Merujuk pada Pasal 13 ayat (1) Peraturan Kepala Kepolisian Republik Indonesia Nomor 6 Tahun 2019 tentang Penyidikan Tindak Pidana (“Perkap 6/2019”), penyidikan dilakukan dengan dasar:
Laporan polisi; dan
Surat Perintah Penyidikan.
Setelah Surat Perintah Penyidikan diterbitkan, dibuat SPDP. SPDP dikirimkan kepada penuntut umum, korban/pelapor, dan terlapor dalam waktu paling lambat 7 hari setelah diterbitkan Surat Perintah Penyidikan.
Laporan Polisi ada, Penyidik bersama Kanit Intel pun telah mendatangi Tempat Kejadian Perkara. Korban bolak balik ke Kantor Kepolisian Sektor, tanpa di pertimbangkan waktunya yang terbuang, seolah-olah tidak terjadi apa-apa.
Namun sekiranya warga memungut potongan besi yang merupakan Limbah B3, langsung di tangkap tanpa ada ampunan. Sehingga dari pengalaman saya selama mengadvokasi masyarakat di kawasan industri PT VDNI, kata Aslam, seolah-olah hukum ini milik perusahaan tersebut. Apa yang menjadi alasan sehingga saya mengatakan seperti itu, di mana setelah perkara di laporkan, sampai pada pengakuan atas perbuatannya, tetap saja tidak ada yang di tahan. Sungguh miris penegakan hukum dalam di wilayah tersebut.
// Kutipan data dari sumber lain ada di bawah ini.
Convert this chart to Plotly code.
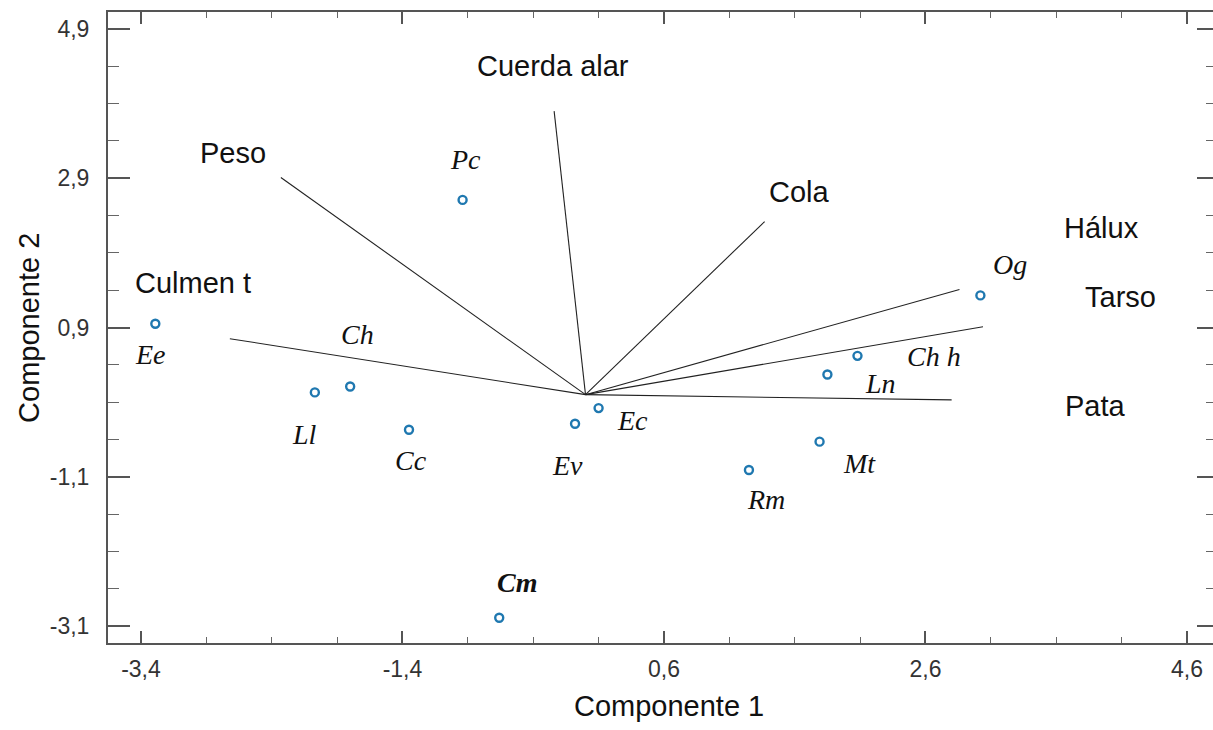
import plotly.graph_objects as go

# ---- data ----
species = ["Ee", "Pc", "Ch", "Ll", "Cc", "Ev", "Ec", "Cm", "Rm", "Mt", "Ln", "Ch h", "Og"]
comp1 = [-3.29, -0.94, -1.80, -2.07, -1.35, -0.08, 0.10, -0.66, 1.25, 1.79, 1.85, 2.08, 3.02]
comp2 = [0.95, 2.61, 0.11, 0.03, -0.47, -0.39, -0.18, -2.99, -1.01, -0.63, 0.27, 0.52, 1.33]

variables = ["Culmen t", "Peso", "Cuerda alar", "Cola", "Hálux", "Tarso", "Pata"]
load1 = [-2.72, -2.33, -0.24, 1.37, 2.86, 3.04, 2.80]
load2 = [0.75, 2.91, 3.80, 2.32, 1.41, 0.91, -0.07]

x_tickvals = [-3.4, -1.4, 0.6, 2.6, 4.6]
x_ticktext = ["-3,4", "-1,4", "0,6", "2,6", "4,6"]
y_tickvals = [-3.1, -1.1, 0.9, 2.9, 4.9]
y_ticktext = ["-3,1", "-1,1", "0,9", "2,9", "4,9"]

x_title = "Componente 1"
y_title = "Componente 2"

# ---- style (label offsets in px) ----
species_shift = {
    "Ee": (-5, -31), "Pc": (3, 40), "Ch": (7, 52), "Ll": (-10, -42), "Cc": (2, -31),
    "Ev": (-8, -42), "Ec": (34, -12), "Cm": (18, 35), "Rm": (17, -29), "Mt": (40, -22),
    "Ln": (53, -9), "Ch h": (77, -1), "Og": (30, 31),
}
var_shift = {
    "Culmen t": (-37, 56), "Peso": (-48, 25), "Cuerda alar": (-1, 45), "Cola": (35, 30),
    "Hálux": (142, 61), "Tarso": (137, 30), "Pata": (144, -6),
}

fig = go.Figure()

# loading vectors
lx, ly = [], []
for a, b in zip(load1, load2):
    lx += [0, a, None]
    ly += [0, b, None]
fig.add_trace(go.Scatter(x=lx, y=ly, mode="lines",
                         line=dict(color="#222222", width=1.1),
                         hoverinfo="skip", showlegend=False))

# species points
fig.add_trace(go.Scatter(x=comp1, y=comp2, mode="markers",
                         marker=dict(symbol="circle-open", size=8, color="#1f78b0",
                                     line=dict(color="#1f78b0", width=2.4)),
                         text=species, hoverinfo="text", showlegend=False))

# dummy trace for right axis
fig.add_trace(go.Scatter(x=[None], y=[None], yaxis="y2", showlegend=False, hoverinfo="skip"))

annotations = []
for name, x, y in zip(species, comp1, comp2):
    dx, dy = species_shift[name]
    annotations.append(dict(
        x=x, y=y, xref="x", yref="y", text=name, showarrow=False,
        xshift=dx, yshift=dy,
        font=dict(family="Liberation Serif, Times New Roman, serif", size=28,
                  color="#111111", style="italic",
                  weight="bold" if name == "Cm" else "normal")))
for name, x, y in zip(variables, load1, load2):
    dx, dy = var_shift[name]
    annotations.append(dict(
        x=x, y=y, xref="x", yref="y", text=name, showarrow=False,
        xshift=dx, yshift=dy,
        font=dict(family="Liberation Sans, Arial, sans-serif", size=29, color="#111111")))

annotations.append(dict(x=0.508, y=-0.1, xref="paper", yref="paper", text=x_title,
                        showarrow=False, yanchor="middle",
                        font=dict(family="Liberation Sans, Arial, sans-serif", size=29, color="#111111")))
annotations.append(dict(x=-0.072, y=0.5, xref="paper", yref="paper", text=y_title,
                        showarrow=False, textangle=-90, xanchor="center",
                        font=dict(family="Liberation Sans, Arial, sans-serif", size=29, color="#111111")))

tickfont = dict(family="Liberation Sans, Arial, sans-serif", size=23, color="#333333")

fig.update_layout(
    width=1213, height=730,
    margin=dict(l=108, r=0, t=12, b=87),
    paper_bgcolor="white", plot_bgcolor="white",
    showlegend=False,
    annotations=annotations,
    xaxis=dict(range=[-3.652, 4.799], showgrid=False, zeroline=False,
               showline=True, linecolor="#555555", linewidth=2, mirror="ticks",
               tickmode="array", tickvals=x_tickvals, ticktext=x_ticktext,
               ticks="inside", ticklen=12, tickwidth=1.5, tickcolor="#555555",
               ticklabelstandoff=4, tickfont=tickfont,
               minor=dict(tickmode="linear", tick0=-3.4, dtick=0.5, ticks="inside",
                          ticklen=6, tickwidth=1.2, tickcolor="#666666", showgrid=False)),
    yaxis=dict(range=[-3.328, 5.128], showgrid=False, zeroline=False,
               showline=True, linecolor="#555555", linewidth=2, mirror=False,
               tickmode="array", tickvals=y_tickvals, ticktext=y_ticktext,
               ticks="inside", ticklen=22, tickwidth=1.5, tickcolor="#555555",
               ticklabelstandoff=12, tickfont=tickfont,
               minor=dict(tickmode="linear", tick0=-3.1, dtick=0.5, ticks="inside",
                          ticklen=11, tickwidth=1.2, tickcolor="#666666", showgrid=False)),
    yaxis2=dict(range=[-3.328, 5.128], overlaying="y", side="right", matches="y",
                showgrid=False, zeroline=False, showline=False, showticklabels=False,
                tickmode="array", tickvals=y_tickvals,
                ticks="inside", ticklen=16, tickwidth=1.5, tickcolor="#555555",
                minor=dict(tickmode="linear", tick0=-3.1, dtick=0.5, ticks="inside",
                           ticklen=7, tickwidth=1.2, tickcolor="#666666", showgrid=False)),
)

fig.write_html("out.html")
Semua pihak bungkam dengan kekuatan yang super power, siapa yang berani bersuara di mutasi dan sebagainya.
Jadi rekan-rekan, saya akan konfirmasi dulu masalah ini ke pihak Polsek, kalau tidak ada tanggapan serius, silahkan publish berita ini, yang selanjutnya saya akan menempuh upaya hukum, agar ada sanksi kepada semua pihak yang menjadi terhambatnya penyelesaian perkara ini.
Demikian hasil rilis pers Ketua Umum LBH CLPK kepada media clpknews.com.